▶ _Data block_:
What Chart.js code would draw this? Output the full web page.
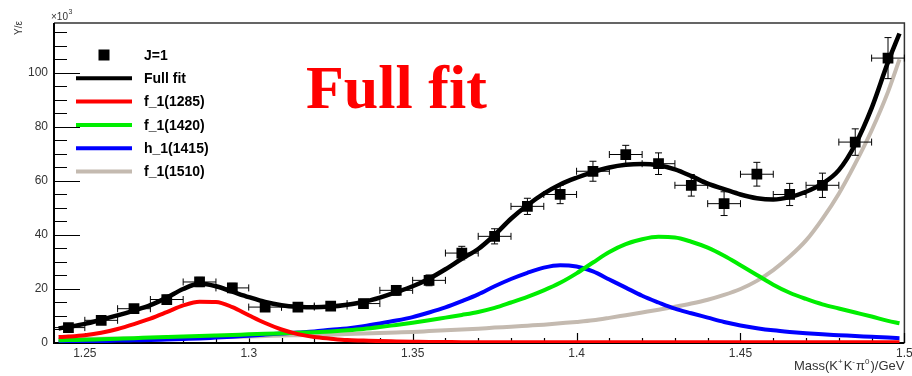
<!DOCTYPE html>
<html>
<head>
<meta charset="utf-8">
<script src="https://cdn.jsdelivr.net/npm/chart.js@4.4.1/dist/chart.umd.min.js"></script>
<style>
  html, body { margin: 0; padding: 0; background: #fff; }
</style>
</head>
<body>
<canvas id="massFit" width="912" height="376"></canvas>
<script>
// J=1 yield per bin (x10^3), bin centres in GeV
const binMass = [1.245, 1.255, 1.265, 1.275, 1.285, 1.295, 1.305, 1.315, 1.325, 1.335, 1.345, 1.355, 1.365,
  1.375, 1.385, 1.395, 1.405, 1.415, 1.425, 1.435, 1.445, 1.455, 1.465, 1.475, 1.485, 1.495]
const yieldJ1 = [5.7, 8.4, 12.7, 16.1, 22.6, 20.4, 13.3, 13.3, 13.7, 14.6, 19.5, 23.2, 33.3,
  39.5, 50.6, 55.0, 63.6, 69.8, 66.4, 58.4, 51.6, 62.5, 55.0, 58.4, 74.4, 105.5]
const yieldErr = [1.5, 1.5, 1.5, 1.6, 1.7, 1.7, 1.6, 1.6, 1.6, 1.6, 1.8, 2.0, 2.5,
  2.8, 3.0, 3.4, 3.7, 3.4, 4.0, 4.0, 4.4, 4.4, 4.1, 4.5, 4.9, 7.6]
const binHalfWidth = 0.005

// fit curves
const curveMass = [1.242, 1.245, 1.25, 1.255, 1.26, 1.265, 1.27, 1.275, 1.28, 1.285, 1.29, 1.295, 1.30, 1.305,
  1.31, 1.315, 1.32, 1.325, 1.33, 1.335, 1.34, 1.345, 1.35, 1.355, 1.36, 1.365, 1.37, 1.375, 1.38, 1.385,
  1.39, 1.395, 1.40, 1.405, 1.41, 1.415, 1.42, 1.425, 1.43, 1.435, 1.44, 1.445, 1.45, 1.455, 1.46, 1.465,
  1.47, 1.475, 1.48, 1.485, 1.49, 1.495, 1.4985]
const fullFit = [5.4, 6.0, 7.1, 8.6, 10.2, 12.0, 14.0, 16.8, 20.0, 21.9, 21.0, 19.0, 17.0, 15.2,
  14.0, 13.4, 13.2, 13.5, 14.2, 15.2, 16.8, 18.8, 21.0, 23.8, 27.3, 31.2, 34.8, 40.0, 46.0, 51.0,
  55.3, 58.7, 61.2, 63.3, 65.0, 66.0, 66.3, 65.8, 64.3, 61.8, 59.0, 57.0, 55.0, 53.6, 53.1, 54.0,
  56.0, 59.0, 64.0, 73.5, 87.0, 104.0, 114.6]
const f1_1285 = [2.2, 2.4, 2.9, 3.8, 5.2, 7.0, 9.0, 11.4, 13.9, 15.3, 15.2, 13.3, 10.3, 7.4,
  5.0, 3.3, 2.2, 1.6, 1.1, 0.9, 0.7, 0.6, 0.5, 0.4, 0.35, 0.3, 0.3, 0.3, 0.3, 0.3,
  0.3, 0.3, 0.3, 0.25, 0.25, 0.25, 0.25, 0.25, 0.25, 0.25, 0.25, 0.25, 0.25, 0.25, 0.25, 0.25,
  0.25, 0.25, 0.25, 0.25, 0.25, 0.25, 0.25]
const f1_1420 = [1.0, 1.1, 1.2, 1.4, 1.6, 1.8, 2.0, 2.2, 2.4, 2.6, 2.8, 3.0, 3.2, 3.4,
  3.6, 3.8, 4.0, 4.3, 4.7, 5.2, 5.9, 6.7, 7.5, 8.4, 9.4, 10.4, 11.5, 13.0, 15.0, 17.1,
  19.5, 22.3, 25.8, 29.8, 33.7, 36.6, 38.4, 39.3, 39.1, 37.5, 35.3, 32.3, 28.8, 25.2, 21.6, 18.6,
  16.3, 14.3, 12.8, 11.3, 9.8, 8.2, 7.3]
const h1_1415 = [0.3, 0.4, 0.5, 0.7, 0.9, 1.0, 1.1, 1.3, 1.5, 1.7, 2.0, 2.3, 2.7, 3.1,
  3.5, 3.9, 4.3, 4.9, 5.4, 6.2, 7.2, 8.3, 9.6, 11.3, 13.2, 15.5, 18.0, 21.0, 23.7, 26.0,
  27.9, 28.8, 28.3, 26.5, 23.5, 20.5, 17.5, 15.0, 12.7, 11.0, 9.4, 7.8, 6.5, 5.5, 4.7, 4.1,
  3.6, 3.2, 2.9, 2.6, 2.3, 2.0, 1.8]
const f1_1510 = [1.5, 1.5, 1.6, 1.6, 1.7, 1.7, 1.8, 1.9, 2.0, 2.1, 2.2, 2.3, 2.4, 2.6,
  2.8, 2.9, 3.0, 3.1, 3.3, 3.5, 3.7, 3.9, 4.1, 4.4, 4.7, 5.0, 5.3, 5.7, 6.0, 6.4,
  6.8, 7.3, 7.8, 8.4, 9.3, 10.3, 11.3, 12.3, 13.4, 14.6, 16.0, 17.8, 20.0, 23.0, 27.0, 32.0,
  38.0, 46.0, 55.3, 66.4, 78.7, 93.0, 105.0]

const xTickValues = [1.25, 1.3, 1.35, 1.4, 1.45, 1.5]
const yTickValues = [0, 20, 40, 60, 80, 100]
const xMinorStep = 0.01
const yMinorStep = 5

const sans = '"Liberation Sans", Arial, sans-serif'
const pts = (xs, ys) => xs.map((v, i) => ({x: v, y: ys[i]}))
const curve = (label, ys, color, width, order) => ({
  label, data: pts(curveMass, ys), showLine: true, borderColor: color, backgroundColor: color,
  borderWidth: width, pointRadius: 0, cubicInterpolationMode: 'monotone', order
})

const rootDecor = {
  id: 'rootDecor',
  beforeDatasetsDraw(chart) {
    const {ctx, chartArea: a, scales: {x, y}} = chart
    ctx.save()
    // frame
    ctx.strokeStyle = '#333'
    ctx.lineWidth = 1.5
    ctx.beginPath()
    ctx.moveTo(a.left, a.top); ctx.lineTo(a.right, a.top); ctx.lineTo(a.right, a.bottom)
    ctx.stroke()
    ctx.strokeStyle = '#000'
    ctx.lineWidth = 2
    ctx.beginPath()
    ctx.moveTo(a.left, a.top); ctx.lineTo(a.left, a.bottom); ctx.lineTo(a.right, a.bottom)
    ctx.stroke()
    // ticks, pointing inwards
    ctx.lineWidth = 1.2
    ctx.beginPath()
    for (let v = 0; v <= y.max + 1e-9; v += yMinorStep) {
      const py = Math.round(y.getPixelForValue(v)) + 0.5
      const len = yTickValues.includes(v) ? 26 : 13
      ctx.moveTo(a.left, py); ctx.lineTo(a.left + len, py)
    }
    for (let k = 125; k <= 150; k++) {
      const v = k * xMinorStep
      if (v < x.min) continue
      const px = Math.round(x.getPixelForValue(v)) + 0.5
      const len = k % 5 === 0 ? 10 : 5
      ctx.moveTo(px, a.bottom); ctx.lineTo(px, a.bottom - len)
    }
    ctx.stroke()
    ctx.restore()
  },
  afterDatasetsDraw(chart) {
    const {ctx, chartArea: a, scales: {x, y}} = chart
    ctx.save()
    ctx.beginPath()
    ctx.rect(a.left, a.top - 10, a.right - a.left + 10, a.bottom - a.top + 10)
    ctx.clip()
    ctx.strokeStyle = '#000'
    ctx.lineWidth = 1
    ctx.beginPath()
    binMass.forEach((m, i) => {
      const px = x.getPixelForValue(m), py = y.getPixelForValue(yieldJ1[i])
      const x0 = x.getPixelForValue(m - binHalfWidth), x1 = x.getPixelForValue(m + binHalfWidth)
      const y0 = y.getPixelForValue(yieldJ1[i] - yieldErr[i]), y1 = y.getPixelForValue(yieldJ1[i] + yieldErr[i])
      ctx.moveTo(x0, py); ctx.lineTo(x1, py)
      ctx.moveTo(x0, py - 3.5); ctx.lineTo(x0, py + 3.5)
      ctx.moveTo(x1, py - 3.5); ctx.lineTo(x1, py + 3.5)
      ctx.moveTo(px, y0); ctx.lineTo(px, y1)
      ctx.moveTo(px - 3.5, y0); ctx.lineTo(px + 3.5, y0)
      ctx.moveTo(px - 3.5, y1); ctx.lineTo(px + 3.5, y1)
    })
    ctx.stroke()
    ctx.restore()
  },
  afterDraw(chart) {
    const {ctx} = chart
    ctx.save()
    // legend, same order as the datasets
    ctx.textBaseline = 'middle'
    ctx.textAlign = 'left'
    ctx.font = 'bold 14px ' + sans
    chart.data.datasets.forEach((ds, i) => {
      const ry = 55 + i * 23.3
      if (ds.showLine) {
        ctx.strokeStyle = ds.borderColor
        ctx.lineWidth = 4
        ctx.beginPath(); ctx.moveTo(76, ry); ctx.lineTo(132, ry); ctx.stroke()
      } else {
        ctx.fillStyle = '#000'
        ctx.fillRect(98.5, ry - 5.5, 11, 11)
      }
      ctx.fillStyle = '#000'
      ctx.fillText(ds.label, 144, ry + 1)
    })
    // big red label
    ctx.fillStyle = '#ff0000'
    ctx.textBaseline = 'alphabetic'
    ctx.font = 'bold 62px "Liberation Serif", "Times New Roman", serif'
    ctx.fillText('Full fit', 306, 108)
    // exponent
    ctx.fillStyle = '#333'
    ctx.font = '10px ' + sans
    ctx.fillText('\u00d710', 51, 20)
    const ew = ctx.measureText('\u00d710').width
    ctx.font = '7px ' + sans
    ctx.fillText('3', 51 + ew + 0.5, 14)
    // y title
    ctx.save()
    ctx.translate(19, 28)
    ctx.rotate(-Math.PI / 2)
    ctx.textAlign = 'center'
    ctx.textBaseline = 'middle'
    ctx.font = '10px ' + sans
    ctx.fillText('Y/\u03b5', 0, 0)
    ctx.restore()
    // x title with superscripts, right aligned to the frame
    const parts = [['Mass(K', 0], ['+', 1], ['K', 0], ['-', 1], ['\u03c0', 0], ['0', 1], [')/GeV', 0]]
    const fnt = s => (s ? '8px ' : '13px ') + sans
    let w = 0
    parts.forEach(p => { ctx.font = fnt(p[1]); w += ctx.measureText(p[0]).width + (p[1] ? 1 : 0) })
    let cx = chart.chartArea.right - w
    parts.forEach(p => {
      ctx.font = fnt(p[1])
      ctx.fillText(p[0], cx, p[1] ? 364 : 370)
      cx += ctx.measureText(p[0]).width + (p[1] ? 1 : 0)
    })
    ctx.restore()
  }
}

new Chart(document.getElementById('massFit'), {
  type: 'scatter',
  data: {
    datasets: [
      {label: 'J=1', data: pts(binMass, yieldJ1), showLine: false, pointStyle: 'rect', pointRadius: 7.6,
        backgroundColor: '#000', borderColor: '#000', borderWidth: 0, order: 0},
      curve('Full fit', fullFit, '#000000', 4.5, 1),
      curve('f_1(1285)', f1_1285, '#ff0000', 4, 2),
      curve('f_1(1420)', f1_1420, '#00ee00', 4, 3),
      curve('h_1(1415)', h1_1415, '#0000ff', 4, 4),
      curve('f_1(1510)', f1_1510, '#c4bab0', 4, 5)
    ]
  },
  options: {
    responsive: false,
    animation: false,
    events: [],
    layout: {padding: {top: 23, right: 6, left: 0, bottom: 0}},
    plugins: {legend: {display: false}, tooltip: {enabled: false}},
    scales: {
      x: {
        type: 'linear', min: 1.2406, max: 1.5,
        grid: {display: false, drawTicks: false}, border: {display: false},
        afterBuildTicks: s => { s.ticks = xTickValues.map(v => ({value: v})) },
        afterFit: s => { s.height = 33; s.paddingLeft = 0; s.paddingRight = 0 },
        ticks: {padding: 3, color: '#333', font: {family: sans, size: 12},
          callback: v => String(+v.toFixed(2))}
      },
      y: {
        type: 'linear', min: 0, max: 118.5,
        grid: {display: false, drawTicks: false}, border: {display: false},
        afterBuildTicks: s => { s.ticks = yTickValues.map(v => ({value: v})) },
        afterFit: s => { s.width = 54; s.paddingTop = 0; s.paddingBottom = 0 },
        ticks: {padding: 6, color: '#333', font: {family: sans, size: 12}}
      }
    }
  },
  plugins: [rootDecor]
})
</script>
</body>
</html>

▶ _What you should do_:
Skip every picture and return the lines above from the top through the one that contains "const binHalfWidth = 0.005".

▶ _Correct answer_:
What Chart.js code would draw this? Output the full web page.
<!DOCTYPE html>
<html>
<head>
<meta charset="utf-8">
<script src="https://cdn.jsdelivr.net/npm/chart.js@4.4.1/dist/chart.umd.min.js"></script>
<style>
  html, body { margin: 0; padding: 0; background: #fff; }
</style>
</head>
<body>
<canvas id="massFit" width="912" height="376"></canvas>
<script>
// J=1 yield per bin (x10^3), bin centres in GeV
const binMass = [1.245, 1.255, 1.265, 1.275, 1.285, 1.295, 1.305, 1.315, 1.325, 1.335, 1.345, 1.355, 1.365,
  1.375, 1.385, 1.395, 1.405, 1.415, 1.425, 1.435, 1.445, 1.455, 1.465, 1.475, 1.485, 1.495]
const yieldJ1 = [5.7, 8.4, 12.7, 16.1, 22.6, 20.4, 13.3, 13.3, 13.7, 14.6, 19.5, 23.2, 33.3,
  39.5, 50.6, 55.0, 63.6, 69.8, 66.4, 58.4, 51.6, 62.5, 55.0, 58.4, 74.4, 105.5]
const yieldErr = [1.5, 1.5, 1.5, 1.6, 1.7, 1.7, 1.6, 1.6, 1.6, 1.6, 1.8, 2.0, 2.5,
  2.8, 3.0, 3.4, 3.7, 3.4, 4.0, 4.0, 4.4, 4.4, 4.1, 4.5, 4.9, 7.6]
const binHalfWidth = 0.005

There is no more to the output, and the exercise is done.